Сесилия, небосвод мой златокудрый, знала, что я буду верен ей во веки веков, хоть в бушующей буре, хоть в пекле огня, столь же жаркого, как и тот, что пылал во мне. Моя непредумышленная кастрация не мешала мне добиваться в любви поразительных успехов. Сногсшибательных и ошеломляющих до такой степени, что я запросто мог бы при случае предаться адюльтеру как последний стрекозел и вертопрах. Я подозревал, что эти жизнерадостные и целомудренные игрища имели бы еще более внушительный вид, будь участниками их красот только подобные мне импотенты – действительно, и домашний суп приедается, если есть его с утра до вечера.
А полиция пусть и не мечтает, чтобы в середине второй главы моего романа я обмолвился о ее обвинениях – ведь стены имеют уши! Если в Корпусе умирали, естественно, что там также и убивали. Я был сыт по маковку всеми этими инсинуациями, грубыми и неделикатными, как приветственный клич клики каракатиц в глубинах далеких морей.
Тео никогда не дошел бы до подобных крайностей, если бы столько не выстрадал, а между тем он в жизни не читал о муках Дамьена {2} 2 Очевидно, имеется в виду Робер-Франсуа Дамьен, совершивший покушение на Людовика XV и приговоренный к четвертованию.
. Он был прост и категоричен, как ночной столик, и поэтому любил ласкать свою грудь, отдыхая. И Сесилия, медвяная роса ликования моего, тоже, когда почивала от трудов, любила ласкать грудь Тео, не отдавая концов.
Из чистой ревности пара-тройка пациентов, поступив в Корпус, заявили, что не позволят себя доконать такому смертикулу ( sic ), как я, в подобном вертепе; лучше умереть, говорили они. Сколько людей завидовали мне черной завистью и зеленели от злобы. О, если бы родители научили меня санскриту, когда мне было пятнадцать лет, я мог бы узнать мнение белого коня Генриха IV и какое изумительное интервью опубликовал бы на горе моим коллегам!
Вскорости я обнаружил, что мои неутомимые и приятные во всех отношениях читатели ничего не знают ни обо мне самом, ни о том, как я учился медицине, – должен сказать, отменно и в западом полушарии. Приходится признаться со всею скромностью, но не умывая рук, что в час моего рождения, невзирая на большое будущее, которое сулил мне этот мир, я был всего лишь младенцем-сосунком. Я научился говорить без малейшего иностранного акцента гораздо быстрее и лучше, чем Пикассо по-французски. О! Если бы я нашел себя в живописи или хотя бы, снизив притязания, в пластической хирургии – ведь не по красивым перьям ценят дичь, а по жирному мясу.
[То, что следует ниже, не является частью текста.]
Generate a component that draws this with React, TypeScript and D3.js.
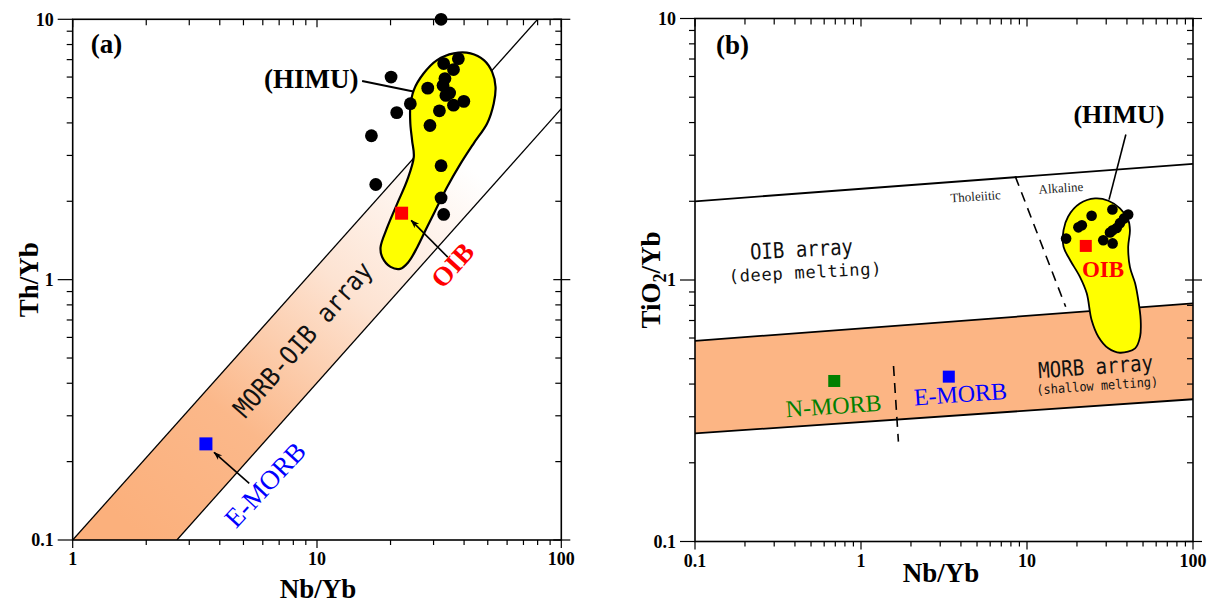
import React from 'react';
import * as d3 from 'd3';

const W = 1217;
const H = 605;

// ---------- Panel (a): Th/Yb vs Nb/Yb ----------
const aHimuNb = [32.2, 37.9, 33.0, 36.2, 20.1, 33.4, 32.8, 28.4, 34.9, 33.7, 24.1, 39.9, 36.2, 21.2, 31.7, 29.0, 16.7, 32.2, 17.4, 32.2, 33.0];
const aHimuTh = [10.0, 7.06, 6.76, 6.41, 6.0, 5.92, 5.57, 5.44, 5.21, 5.1, 4.74, 4.84, 4.68, 4.38, 4.45, 3.91, 3.57, 2.74, 2.32, 2.06, 1.78];
const aFieldNb = [36.3, 42.5, 48.2, 52.1, 53.8, 52.9, 49.7, 43.8, 38.7, 34.1, 31.0, 28.2, 25.7, 23.7, 21.9, 20.0, 18.5, 18.2, 19.4, 21.3, 23.4, 24.9, 24.5, 24.1, 24.1, 24.9, 27.3, 31.0];
const aFieldTh = [7.40, 7.40, 6.97, 6.28, 5.51, 4.75, 3.98, 3.34, 2.79, 2.27, 1.90, 1.59, 1.33, 1.17, 1.10, 1.12, 1.22, 1.33, 1.59, 1.96, 2.41, 2.96, 3.43, 3.98, 4.61, 5.35, 6.19, 6.97];
const aBandUpper = [[1, 0.1], [80, 10]];
const aBandLower = [[2.67, 0.1], [100, 4.54]];
const aOib = [22.2, 1.80];
const aEmorb = [3.51, 0.234];
const aXTickLabels = ['1', '10', '100'];
const aYTickLabels = ['0.1', '1', '10'];

// ---------- Panel (b): TiO2/Yb vs Nb/Yb ----------
const bHimuNb = [32.7, 40.7, 38.4, 36.3, 24.5, 21.4, 20.4, 34.7, 32.8, 31.6, 17.2, 28.8, 32.8];
const bHimuTi = [1.86, 1.78, 1.72, 1.65, 1.76, 1.62, 1.59, 1.58, 1.55, 1.52, 1.44, 1.42, 1.38];
const bFieldNb = [25.7, 30.9, 36.3, 40.7, 41.7, 40.7, 41.7, 44.8, 46.8, 48.4, 48.0, 44.8, 36.3, 30.9, 26.9, 24.5, 22.9, 20.8, 18.2, 16.6, 16.6, 17.7, 20.8];
const bFieldTi = [2.05, 2.01, 1.88, 1.70, 1.55, 1.34, 1.12, 0.971, 0.839, 0.703, 0.607, 0.548, 0.527, 0.548, 0.607, 0.703, 0.889, 1.03, 1.19, 1.34, 1.55, 1.75, 1.96];
const bOibLine = [[0.1, 2.0], [100, 2.78]];
const bMorbTop = [[0.1, 0.585], [100, 0.814]];
const bMorbBottom = [[0.1, 0.259], [100, 0.35]];
const bTholAlkDash = [[8.5, 2.49], [17.1, 0.79]];
const bNEDash = [[1.57, 0.469], [1.68, 0.241]];
const bOib = [22.6, 1.35];
const bNmorb = [0.69, 0.411];
const bEmorb = [3.38, 0.427];
const bXTickLabels = ['0.1', '1', '10', '100'];
const bYTickLabels = ['0.1', '1', '10'];

const SERIF = "'Liberation Serif', 'Times New Roman', serif";
const MONO = "'DejaVu Sans Mono', monospace";

const xA = d3.scaleLog().domain([1, 100]).range([72.7, 561.3]);
const yA = d3.scaleLog().domain([0.1, 10]).range([540, 19.3]);
const xB = d3.scaleLog().domain([0.1, 100]).range([695, 1193]);
const yB = d3.scaleLog().domain([0.1, 10]).range([541.5, 18.5]);

const isMajor = (v: number) => Math.abs(Math.log10(v) - Math.round(Math.log10(v))) < 1e-6;

function Axes({ x, y, xLabels, yLabels }: any) {
  const [x0, x1] = x.range();
  const [y0, y1] = y.range();
  const xt = x.ticks();
  const yt = y.ticks();
  const xMaj = xt.filter(isMajor);
  const yMaj = yt.filter(isMajor);
  return (
    <g stroke="#000" fill="none">
      <rect x={x0} y={y1} width={x1 - x0} height={y0 - y1} strokeWidth={1.6} />
      {xt.map((v: number, i: number) => {
        const m = isMajor(v);
        const px = x(v);
        return (
          <g key={'x' + i} strokeWidth={1.2}>
            <line x1={px} x2={px} y1={y0} y2={y0 + (m ? 8 : 5)} />
            <line x1={px} x2={px} y1={y1} y2={y1 + (m ? 8 : 6)} />
          </g>
        );
      })}
      {yt.map((v: number, i: number) => {
        const m = isMajor(v);
        const py = y(v);
        return (
          <g key={'y' + i} strokeWidth={1.2}>
            <line x1={x0} x2={x0 - (m ? 15 : 6)} y1={py} y2={py} />
            <line x1={x1 - (m ? 8 : 6)} x2={x1 + (m ? 9 : 0)} y1={py} y2={py} />
          </g>
        );
      })}
      <g fill="#000" stroke="none" fontFamily={SERIF} fontWeight="bold" fontSize={18}>
        {xMaj.map((v: number, i: number) => (
          <text key={'xl' + i} x={x(v)} y={y0 + 25} textAnchor="middle">{xLabels[i]}</text>
        ))}
        {yMaj.map((v: number, i: number) => (
          <text key={'yl' + i} x={x0 - 19} y={y(v)} dy="0.35em" textAnchor="end">{yLabels[i]}</text>
        ))}
      </g>
    </g>
  );
}

function lineD(x: any, y: any, pts: number[][]) {
  return d3.line<number[]>().x(d => x(d[0])).y(d => y(d[1]))(pts) as string;
}

function Label({ x, y, rot = 0, children, ...rest }: any) {
  return (
    <text x={x} y={y} transform={rot ? `rotate(${rot} ${x} ${y})` : undefined} textAnchor="middle" dominantBaseline="central" {...rest}>
      {children}
    </text>
  );
}

export default function App() {
  const closedCurve = d3.line<number[]>().curve(d3.curveCatmullRomClosed.alpha(0.5));

  const aFieldPts = aFieldNb.map((v, i) => [xA(v), yA(aFieldTh[i])]);
  const aBandPoly = [
    aBandUpper[0], aBandUpper[1], [100, 10], aBandLower[1], aBandLower[0],
  ].map(d => [xA(d[0]), yA(d[1])]);
  const aBandD = 'M' + aBandPoly.map(p => p.join(',')).join('L') + 'Z';

  const bFieldPts = bFieldNb.map((v, i) => [xB(v), yB(bFieldTi[i])]);
  const bBandPoly = [bMorbTop[0], bMorbTop[1], bMorbBottom[1], bMorbBottom[0]].map(d => [xB(d[0]), yB(d[1])]);
  const bBandD = 'M' + bBandPoly.map(p => p.join(',')).join('L') + 'Z';

  const sqA = 13;
  const sqB = 12;

  return (
    <div style={{ position: 'absolute', left: 0, top: 0 }}>
      <svg width={W} height={H} viewBox={`0 0 ${W} ${H}`} style={{ display: 'block', background: '#fff' }}>
        <defs>
          <clipPath id="clipA">
            <rect x={xA.range()[0]} y={yA.range()[1]} width={xA.range()[1] - xA.range()[0]} height={yA.range()[0] - yA.range()[1]} />
          </clipPath>
          <clipPath id="clipB">
            <rect x={xB.range()[0]} y={yB.range()[1]} width={xB.range()[1] - xB.range()[0]} height={yB.range()[0] - yB.range()[1]} />
          </clipPath>
          <linearGradient id="bandGrad" gradientUnits="userSpaceOnUse"
            x1={xA(1.6)} y1={yA(0.12)} x2={xA(30)} y2={yA(3.5)}>
            <stop offset="0" stopColor="#fbb07c" />
            <stop offset="0.3" stopColor="#fbb88a" />
            <stop offset="0.65" stopColor="#fde3d2" />
            <stop offset="1" stopColor="#ffffff" />
          </linearGradient>
          <marker id="arrow" viewBox="0 0 10 10" refX="9" refY="5" markerWidth="9" markerHeight="9" orient="auto" markerUnits="userSpaceOnUse">
            <path d="M0,1.5 L10,5 L0,8.5 L3,5 Z" fill="#000" />
          </marker>
        </defs>

        {/* ---------------- Panel (a) ---------------- */}
        <g clipPath="url(#clipA)">
          <path d={aBandD} fill="url(#bandGrad)" />
          <path d={lineD(xA, yA, aBandUpper)} stroke="#000" strokeWidth={1.3} fill="none" />
          <path d={lineD(xA, yA, aBandLower)} stroke="#000" strokeWidth={1.3} fill="none" />
        </g>
        <Label x={xA(8.75)} y={yA(0.589)} rot={-49} fontFamily={MONO} fontSize={26} fill="#111" textLength={196} lengthAdjust="spacingAndGlyphs">MORB-OIB array</Label>
        <path d={closedCurve(aFieldPts as any) as string} fill="#ffff00" stroke="#000" strokeWidth={2.2} />
        {aHimuNb.map((v, i) => (
          <circle key={'ad' + i} cx={xA(v)} cy={yA(aHimuTh[i])} r={6.4} fill="#000" />
        ))}
        <rect x={xA(aOib[0]) - sqA / 2} y={yA(aOib[1]) - sqA / 2} width={sqA} height={sqA} fill="#ff0000" />
        <rect x={xA(aEmorb[0]) - sqA / 2} y={yA(aEmorb[1]) - sqA / 2} width={sqA} height={sqA} fill="#0000ff" />
        <line x1={xA(15.3)} y1={yA(5.79)} x2={xA(24.8)} y2={yA(5.28)} stroke="#000" strokeWidth={2} />
        <line x1={xA(34.3)} y1={yA(1.22)} x2={xA(24.3)} y2={yA(1.69)} stroke="#000" strokeWidth={1.6} markerEnd="url(#arrow)" />
        <line x1={xA(5.28)} y1={yA(0.165)} x2={xA(3.79)} y2={yA(0.217)} stroke="#000" strokeWidth={1.6} markerEnd="url(#arrow)" />
        <Label x={xA(9.48)} y={yA(5.9)} fontFamily={SERIF} fontWeight="bold" fontSize={27} fill="#000">(HIMU)</Label>
        <Label x={xA(35.9)} y={yA(1.135)} rot={-48} fontFamily={SERIF} fontWeight="bold" fontSize={27} fill="#ff0000">OIB</Label>
        <Label x={xA(6.14)} y={yA(0.163)} rot={-47} fontFamily={SERIF} fontSize={27} fill="#0000ff">E-MORB</Label>
        <text x={xA.range()[0] + 18} y={53} fontFamily={SERIF} fontWeight="bold" fontSize={27} fill="#000">(a)</text>
        <Axes x={xA} y={yA} xLabels={aXTickLabels} yLabels={aYTickLabels} />
        <text x={(xA.range()[0] + xA.range()[1]) / 2 + 1} y={598} textAnchor="middle" fontFamily={SERIF} fontWeight="bold" fontSize={27}>Nb/Yb</text>
        <text transform={`translate(38 ${yA(1)}) rotate(-90)`} textAnchor="middle" fontFamily={SERIF} fontWeight="bold" fontSize={27}>Th/Yb</text>

        {/* ---------------- Panel (b) ---------------- */}
        <g clipPath="url(#clipB)">
          <path d={bBandD} fill="#fcb584" />
          <path d={lineD(xB, yB, bMorbTop)} stroke="#000" strokeWidth={1.8} fill="none" />
          <path d={lineD(xB, yB, bMorbBottom)} stroke="#000" strokeWidth={1.8} fill="none" />
          <path d={lineD(xB, yB, bOibLine)} stroke="#000" strokeWidth={1.8} fill="none" />
          <path d={lineD(xB, yB, bTholAlkDash)} stroke="#000" strokeWidth={1.6} fill="none" strokeDasharray="10,7" />
          <path d={lineD(xB, yB, bNEDash)} stroke="#000" strokeWidth={1.6} fill="none" strokeDasharray="10,7" />
        </g>
        <path d={closedCurve(bFieldPts as any) as string} fill="#ffff00" stroke="#000" strokeWidth={1.8} />
        {bHimuNb.map((v, i) => (
          <circle key={'bd' + i} cx={xB(v)} cy={yB(bHimuTi[i])} r={5.3} fill="#000" />
        ))}
        <rect x={xB(bOib[0]) - sqB / 2} y={yB(bOib[1]) - sqB / 2} width={sqB} height={sqB} fill="#ff0000" />
        <rect x={xB(bNmorb[0]) - sqB / 2} y={yB(bNmorb[1]) - sqB / 2} width={sqB} height={sqB} fill="#008000" />
        <rect x={xB(bEmorb[0]) - sqB / 2} y={yB(bEmorb[1]) - sqB / 2} width={sqB} height={sqB} fill="#0000ff" />
        <line x1={xB(39.4)} y1={yB(3.6)} x2={xB(31.2)} y2={yB(2.03)} stroke="#000" strokeWidth={1.6} />
        <Label x={xB(35.8)} y={yB(4.3)} fontFamily={SERIF} fontWeight="bold" fontSize={26} fill="#000">(HIMU)</Label>
        <Label x={xB(4.9)} y={yB(2.09)} rot={-4} fontFamily={SERIF} fontSize={13} fill="#222">Tholeiitic</Label>
        <Label x={xB(16.0)} y={yB(2.25)} rot={-4} fontFamily={SERIF} fontSize={13} fill="#222">Alkaline</Label>
        <Label x={xB(0.438)} y={yB(1.31)} rot={-3} fontFamily={MONO} fontSize={22} fill="#111" textLength={103} lengthAdjust="spacingAndGlyphs">OIB array</Label>
        <Label x={xB(0.46)} y={yB(1.07)} rot={-3} fontFamily={MONO} fontSize={17} fill="#111" textLength={153} lengthAdjust="spacing">(deep melting)</Label>
        <Label x={xB(28.7)} y={yB(1.10)} fontFamily={SERIF} fontWeight="bold" fontSize={23} fill="#ff0000">OIB</Label>
        <Label x={xB(0.684)} y={yB(0.33)} rot={-4} fontFamily={SERIF} fontSize={24} fill="#008000">N-MORB</Label>
        <Label x={xB(3.97)} y={yB(0.366)} rot={-4} fontFamily={SERIF} fontSize={24} fill="#0000ff">E-MORB</Label>
        <Label x={xB(25.9)} y={yB(0.466)} rot={-4} fontFamily={MONO} fontSize={22} fill="#111" textLength={115} lengthAdjust="spacingAndGlyphs">MORB array</Label>
        <Label x={xB(26.5)} y={yB(0.394)} rot={-4} fontFamily={MONO} fontSize={13} fill="#111" textLength={122} lengthAdjust="spacingAndGlyphs">(shallow melting)</Label>
        <text x={xB.range()[0] + 21} y={54} fontFamily={SERIF} fontWeight="bold" fontSize={27} fill="#000">(b)</text>
        <Axes x={xB} y={yB} xLabels={bXTickLabels} yLabels={bYTickLabels} />
        <text x={941} y={582} textAnchor="middle" fontFamily={SERIF} fontWeight="bold" fontSize={27}>Nb/Yb</text>
        <text transform={`translate(660 ${yB(1)}) rotate(-90)`} textAnchor="middle" fontFamily={SERIF} fontWeight="bold" fontSize={27}>
          TiO<tspan fontSize={18} dy={6}>2</tspan><tspan dy={-6}>/Yb</tspan>
        </text>
      </svg>
    </div>
  );
}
Очень скоро я решил посвятить свой непонятый гений созданию лучшего из миров и жить при этом самой возвышенной любовью.
Но еще в университете я понял, что врачи – это стадо мулов, за исключением тех, кого Мао Цзэдун произвел в доктора медицины после трех недель обучения.
Пять или шесть лет зубрить на медицинском факультете перечень тропических болезней (когда тропиков больше не существует) или же костей поджелудочной железы авиатора – дело не только тяжкое и утомительное, но и антидиуретик почище старого доброго саксофона.
Закончив интернатуру – учился я на полупансионе и без глубоководного скафандра, – я написал свою знаменитую диссертацию о кастрации. Я доказал, что это явление наследственное, как самурайский клич. Ради чистоты результата я упомянул в эпилоге (написанном как пролог) исключение, подтверждающее правило: семью кастратов по всем линиям, которая из поколения в поколение на протяжении семи генераций вовсе не имела потомства, даже побочного. Я посвятил этот шедевр своего ума Сесилии, венчику моему, как вечернее небо прозрачному.
Но университетские профессора отнеслись ко мне без должного внимания, равно как и без кларнета. Тем хуже для них и для Науки. Поэтому мою знаменитую диссертацию постигла участь проклятого гения: она была погребена в молчании с примесью равнодушия, и для полноты картины не хватало только отрезанного уха вашего покорного слуги и его бархатных штанов.
Родители мои обращались со мной как с ребенком; мать до самой своей трагической и скользкой кончины, по сей день памятной мне, хотя я в ту пору отпраздновал свой тридцать шестой день рождения, укладывала меня в постель с куколкой-погремушкой, которая заливала зенки как настоящая. Я не обижался, потому что в эти годы уже имел богатый жизненный опыт, и к тому же камерная музыка никогда меня не раздражала. Мои родители погибли глупейшим и случайнейшим образом, в чем могут убедиться мои благоуханные и просвещенные читатели. Отец, будучи за рулем неблагонадежного автомобиля – даже не гоночного, – одновременно для пущей непринужденности предавался пьянству до положения риз.